Judging from downloads of the 4bit file and how many people I've seen post about quantizing it themselves, around 99% of people are just downloading the pre-quantized files.

I would not personally call compilation of software part of its "use case." It's use case is text generation.

nl · on March 12, 2023

Quantisation is a once off process. I suspect most people who don't have access to a machine with enough RAM and don't want to use the pre-quantized version can afford the $20 to hire a big cloud server for an day.

Or it is probably possible to make it work slowly using a swapfile on Linux.

Tepix · on March 13, 2023

Closer to 38-40GB VRAM (and hardly any RAM).

gpm · on March 11, 2023

Yes (I just don't have that much ram)

I have a separate branch that streams weights from ram - at which point I think I was only seeing negligible performance loss compared to storing the weights in vram. The bottleneck was compute, not GPU bandwidth.

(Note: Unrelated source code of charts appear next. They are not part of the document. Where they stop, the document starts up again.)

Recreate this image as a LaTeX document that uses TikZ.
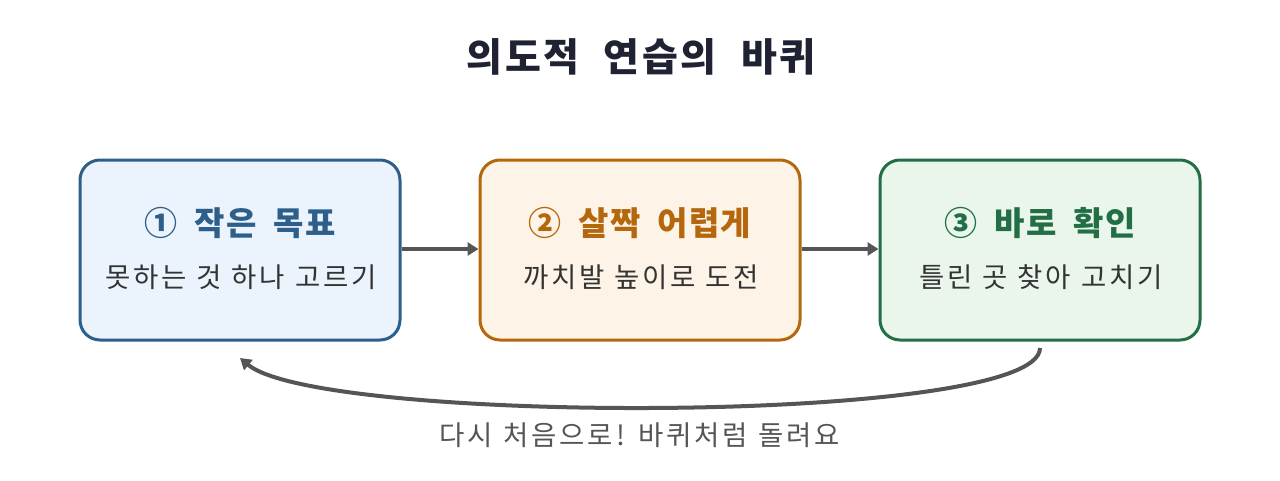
\documentclass[tikz,border=0pt]{standalone}
\usepackage{fontspec}
\setmainfont{Noto Sans CJK KR}
\newfontfamily\fTitle{Noto Sans CJK KR}[LetterSpace=6,WordSpace=2.2]
\newfontfamily\fHead{Noto Sans CJK KR}[LetterSpace=4,WordSpace=1.9]
\newfontfamily\fSub{Noto Sans CJK KR}[LetterSpace=10,WordSpace=2.2]
\newfontfamily\fBot{Noto Sans CJK KR}[LetterSpace=10,WordSpace=1.1]
\usetikzlibrary{arrows.meta}
\definecolor{titlec}{HTML}{1F2233}
\definecolor{bA}{HTML}{2E5E8A}\definecolor{fA}{HTML}{EBF4FC}
\definecolor{bB}{HTML}{B5670E}\definecolor{fB}{HTML}{FDF3E6}
\definecolor{bC}{HTML}{226E45}\definecolor{fC}{HTML}{EAF6EC}
\definecolor{lineg}{HTML}{555555}
\definecolor{subc}{HTML}{333333}
\tikzset{
  card/.style={draw, line width=3pt, rounded corners=20pt, minimum width=320pt, minimum height=180pt, inner sep=0pt},
  head/.style={font=\fHead\fontsize{33}{38}\selectfont\bfseries},
  sub/.style={font=\fSub\fontsize{27.5}{32}\selectfont, text=subc},
  conn/.style={draw=lineg, line width=4pt, -{Triangle[length=11pt,width=13pt]}},
}
\begin{document}
\begin{tikzpicture}[x=1pt,y=-1pt]
\useasboundingbox (0,0) rectangle (1280,480);
\node[font=\fTitle\fontsize{39}{44}\selectfont\bfseries, text=titlec] (title) at (641,57) {의도적 연습의 바퀴};
\node[card, draw=bA, fill=fA] (c1) at (240,250) {};
\node[card, draw=bB, fill=fB] (c2) at (640,250) {};
\node[card, draw=bC, fill=fC] (c3) at (1040,250) {};
\node[head, text=bA] (h1) at (240,223) {① 작은 목표};
\node[sub] (s1) at (241,277) {못하는 것 하나 고르기};
\node[head, text=bB] (h2) at (640,223) {② 살짝 어렵게};
\node[sub] (s2) at (641,277) {까치발 높이로 도전};
\node[head, text=bC] (h3) at (1040,223) {③ 바로 확인};
\node[sub] (s3) at (1041,277) {틀린 곳 찾아 고치기};
\draw[conn] (c1.east) ++(0,-1) -- (c2.west |- 0,249);
\draw[conn] (c2.east) ++(0,-1) -- (c3.west |- 0,249);
\coordinate (st) at (1040,348);
\coordinate (en) at (240,358);
\draw[conn] (st) .. controls (1040,425) and (320,425) .. (en);
\node[font=\fBot\fontsize{27.5}{32}\selectfont, text=lineg] (bl) at (640,435) {다시 처음으로! 바퀴처럼 돌려요};
\end{tikzpicture}
\end{document}
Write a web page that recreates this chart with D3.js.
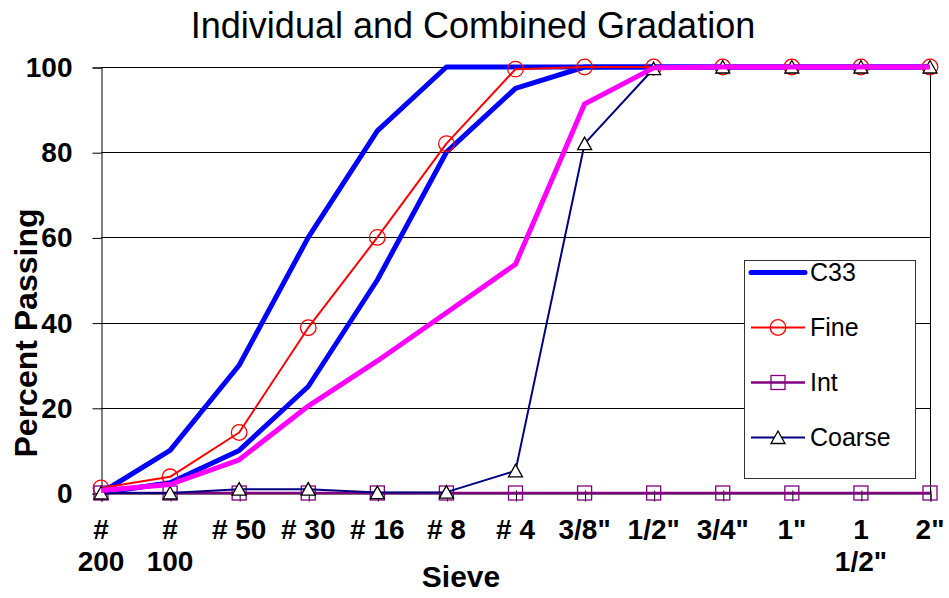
<!DOCTYPE html>
<html>
<head>
<meta charset="utf-8">
<script src="https://cdn.jsdelivr.net/npm/d3@7/dist/d3.min.js"></script>
<style>
  html, body { margin: 0; padding: 0; background: #fff; }
  svg { display: block; font-family: "Liberation Sans", Arial, Helvetica, sans-serif; }
</style>
</head>
<body>
<svg id="chart" width="949" height="598"></svg>
<script>
// Sieve sizes along the category axis
const sieves = ['# 200', '# 100', '# 50', '# 30', '# 16', '# 8', '# 4', '3/8"', '1/2"', '3/4"', '1"', '1 1/2"', '2"'];

// Percent passing for each sieve
const c33Lower   = [0, 2.4, 10, 25, 50, 80, 95, 100, 100, 100, 100, 100, 100];
const c33Upper   = [0, 10, 30, 60, 85, 100, 100, 100, 100, 100, 100, 100, 100];
const fine       = [1.2, 3.8, 14.2, 38.8, 60, 82, 99.5, 100, 100, 100, 100, 100, 100];
const intermed   = [0, 0, 0, 0, 0, 0, 0, 0, 0, 0, 0, 0, 0];
const coarse     = [0, 0, 0.9, 0.9, 0.1, 0.2, 5.2, 82, 99.6, 100, 100, 100, 100];
const combined   = [0.6, 2, 7.8, 20.4, 31, 42.3, 53.7, 91.3, 99.8, 100, 100, 100, 100];

const yTicks = [0, 20, 40, 60, 80, 100];
const legendNames = ['C33', 'Fine', 'Int', 'Coarse'];

const svg = d3.select('#chart');

const x = d3.scalePoint().domain(sieves).range([101, 930]).padding(0);
const y = d3.scaleLinear().domain([0, 100]).range([493, 67]);
const crisp = v => Math.round(v) + 0.5;

// Title
svg.append('text')
  .attr('x', 473).attr('y', 38)
  .attr('text-anchor', 'middle')
  .attr('font-size', 36)
  .attr('fill', '#000')
  .text('Individual and Combined Gradation');

// Horizontal gridlines
svg.append('g').selectAll('line')
  .data(yTicks.filter(t => t > 0))
  .join('line')
  .attr('x1', x(sieves[0])).attr('x2', x(sieves[sieves.length - 1]))
  .attr('y1', d => crisp(y(d))).attr('y2', d => crisp(y(d)))
  .attr('stroke', '#000').attr('stroke-width', 1);

// Plot area frame (right edge)
svg.append('line')
  .attr('x1', crisp(x(sieves[sieves.length - 1]))).attr('x2', crisp(x(sieves[sieves.length - 1])))
  .attr('y1', crisp(y(100))).attr('y2', crisp(y(0)))
  .attr('stroke', '#000').attr('stroke-width', 1);

// Y axis
const yAxis = svg.append('g')
  .attr('transform', `translate(${crisp(x(sieves[0]))},0.5)`)
  .call(d3.axisLeft(y).tickValues(yTicks).tickSize(9).tickPadding(20).tickFormat(d3.format('d')));
yAxis.select('.domain').attr('stroke', '#000');
yAxis.selectAll('.tick line').attr('stroke', '#000');
yAxis.selectAll('.tick text')
  .attr('font-size', 28).attr('font-weight', 'bold')
  .attr('font-family', '"Liberation Sans", Arial, sans-serif')
  .attr('fill', '#000');

// X axis
const xAxis = svg.append('g')
  .attr('transform', `translate(0.5,${crisp(y(0))})`)
  .call(d3.axisBottom(x).tickSize(8).tickFormat(''));
xAxis.select('.domain').attr('stroke', '#000');
xAxis.selectAll('.tick line').attr('stroke', '#000').attr('y1', -3);

// Category labels, wrapped on spaces when too wide for the band
const labelG = svg.append('g')
  .attr('font-size', 28).attr('font-weight', 'bold').attr('fill', '#000')
  .attr('text-anchor', 'middle');
const maxLabelWidth = 62;
sieves.forEach(s => {
  const t = labelG.append('text').attr('x', x(s)).attr('y', 539);
  const probe = t.append('tspan').text(s);
  let lines = [s];
  if (probe.node().getComputedTextLength() > maxLabelWidth) {
    const words = s.split(' ');
    lines = [];
    let cur = '';
    words.forEach(w => {
      const trial = cur ? cur + ' ' + w : w;
      probe.text(trial);
      if (cur && probe.node().getComputedTextLength() > maxLabelWidth) {
        lines.push(cur);
        cur = w;
      } else {
        cur = trial;
      }
    });
    lines.push(cur);
  }
  probe.remove();
  lines.forEach((ln, i) => {
    t.append('tspan').attr('x', x(s)).attr('y', 539 + i * 32).text(ln);
  });
});

// Axis titles
svg.append('text')
  .attr('transform', 'translate(37,333) rotate(-90)')
  .attr('text-anchor', 'middle')
  .attr('font-size', 32).attr('font-weight', 'bold')
  .text('Percent Passing');

svg.append('text')
  .attr('x', 461).attr('y', 587)
  .attr('text-anchor', 'middle')
  .attr('font-size', 30).attr('font-weight', 'bold')
  .text('Sieve');

// Series
const line = d3.line()
  .x((d, i) => x(sieves[i]))
  .y(d => y(d));

const series = [
  { values: c33Upper, color: '#0000FF', width: 5, marker: null },
  { values: c33Lower, color: '#0000FF', width: 5, marker: null },
  { values: fine,     color: '#FF0000', width: 2, marker: 'circle' },
  { values: intermed, color: '#800080', width: 2.5, marker: 'square' },
  { values: coarse,   color: '#000080', width: 2, marker: 'triangle' },
  { values: combined, color: '#FF00FF', width: 5, marker: null }
];

function drawMarker(g, type, cx, cy) {
  if (type === 'circle') {
    g.append('circle').attr('cx', cx).attr('cy', cy).attr('r', 7.8)
      .attr('fill', 'none').attr('stroke', '#FF0000').attr('stroke-width', 1.3);
  } else if (type === 'square') {
    g.append('rect').attr('x', cx - 7).attr('y', cy - 7).attr('width', 14).attr('height', 14)
      .attr('fill', 'none').attr('stroke', '#800080').attr('stroke-width', 1.3);
  } else if (type === 'triangle') {
    g.append('path')
      .attr('d', `M${cx},${cy - 6.5}L${cx + 7},${cy + 6}L${cx - 7},${cy + 6}Z`)
      .attr('fill', '#fff').attr('stroke', '#000').attr('stroke-width', 1.3);
  }
}

const plotG = svg.append('g');
series.forEach(s => {
  const g = plotG.append('g');
  g.append('path')
    .datum(s.values)
    .attr('d', line)
    .attr('fill', 'none')
    .attr('stroke', s.color)
    .attr('stroke-width', s.width)
    .attr('stroke-linejoin', 'round');
  if (s.marker) {
    s.values.forEach((v, i) => drawMarker(g, s.marker, x(sieves[i]), y(v)));
  }
});

// Legend
const legend = svg.append('g');
legend.append('rect')
  .attr('x', 744.5).attr('y', 260.5).attr('width', 171).attr('height', 218)
  .attr('fill', '#fff').attr('stroke', '#333').attr('stroke-width', 1);
const legendStyle = [series[0], series[2], series[3], series[4]];
legendNames.forEach((name, i) => {
  const cy = 272.5 + i * 55;
  const s = legendStyle[i];
  legend.append('line')
    .attr('x1', 751).attr('x2', 805).attr('y1', cy).attr('y2', cy)
    .attr('stroke', s.color).attr('stroke-width', s.width)
    .attr('stroke-linecap', s.marker ? 'butt' : 'round');
  if (s.marker) drawMarker(legend, s.marker, 778, cy);
  legend.append('text')
    .attr('x', 810).attr('y', cy)
    .attr('dy', '0.35em')
    .attr('font-size', 25)
    .attr('fill', '#000')
    .text(name);
});
</script>
</body>
</html>
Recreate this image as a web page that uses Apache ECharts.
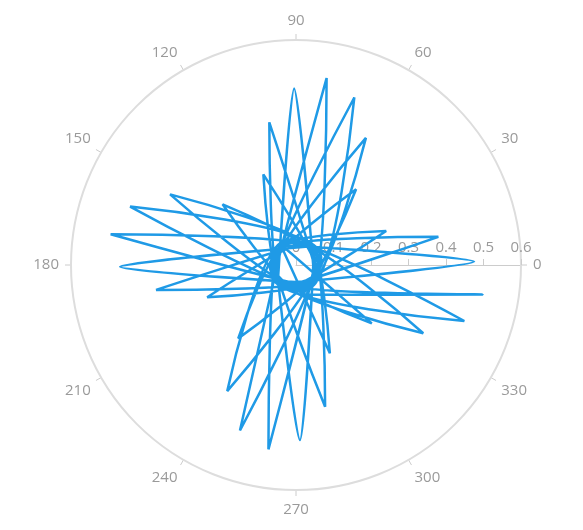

MacsHeadroom · on March 12, 2023

The 65B model only needs just over 32GB of VRAM to run. It does not need system RAM to run/use if you use pre-quantized weights which you can find many places already.

No need to quantize yourself (besides it takes almost a day to do 4bit GPTQ quantization on 3xA6000).

gpm · on March 12, 2023

Quantizing is a lossy process, you can't really claim to be running the 65B model llama at that point (though the 65b qgpt-llama does look like it might be very useful)

Tepix · on March 13, 2023

The GPTQ paper https://arxiv.org/abs/2210.17323 claims "negligible accuracy degradation relative to the uncompressed baseline".

Tepix · on March 13, 2023

Are you sure? I think it took a mere 2 hours to do 4bit GPTQ quantization of LLaMA-65B on 1x RTX 3090. But i may be mistaken.

nerdponx · on March 11, 2023

I noticed the Fasttext code was also surprisingly clean and readable C++. whatever moralities and other flaws the metal business model might have in general, they seem to have a consistently excellent track record when it comes to publicly available libraries and tools.

rektide · on March 11, 2023

Very nice post, good lead. It makes me curious... I wonder what LLaMA would look like implemented upon the newly release OpenXLA[1]! Is that even a sensible ask? I feel like it could potentially be an informative exercise, that would aid in the understanding of the landscape of tooling.

[1] https://opensource.googleblog.com/2023/03/openxla-is-ready-t... https://news.ycombinator.com/item?id=35078410

magic_at_nodai · on March 12, 2023

We have it running as part of SHARK (which is built on IREE). https://github.com/nod-ai/SHARK/tree/main/shark/examples/sha...

toxik · on March 11, 2023

I’m pretty sure the code you linked is just simplified for publication. I think it’s interesting to read, I just don’t think it’s what they actually used to train and develop the algorithm.

nl · on March 11, 2023

This is only the model code which defined the shape and how to do a forward pass.

It isn't the training code, but it would be unlikely that the model code used then is any different.

toxik · on March 11, 2023

There are little hints strewn out through the code that suggests it is indeed “trimmed” from a larger codebase.

zamnos · on March 11, 2023

tinygrad by geohot, also linked on this thread, has similar properties good for learning - it's a couple hundred LoC to integrate LLaMA support

https://github.com/geohot/tinygrad/tree/llama

sillysaurusx · on March 11, 2023

Just don’t copy their sampler. It’s trashcan-tier. Bad defaults and no repetition penalty.

toxik · on March 12, 2023

I think tuning the sampler temperature and using top-k over top-p sounds ad hoc and shouldn’t be necessary for a solid model. Do you have any reason for suggesting those changes in particular? Especially since top-p, or nucleus sampling, is meant to be an improvement over top-k.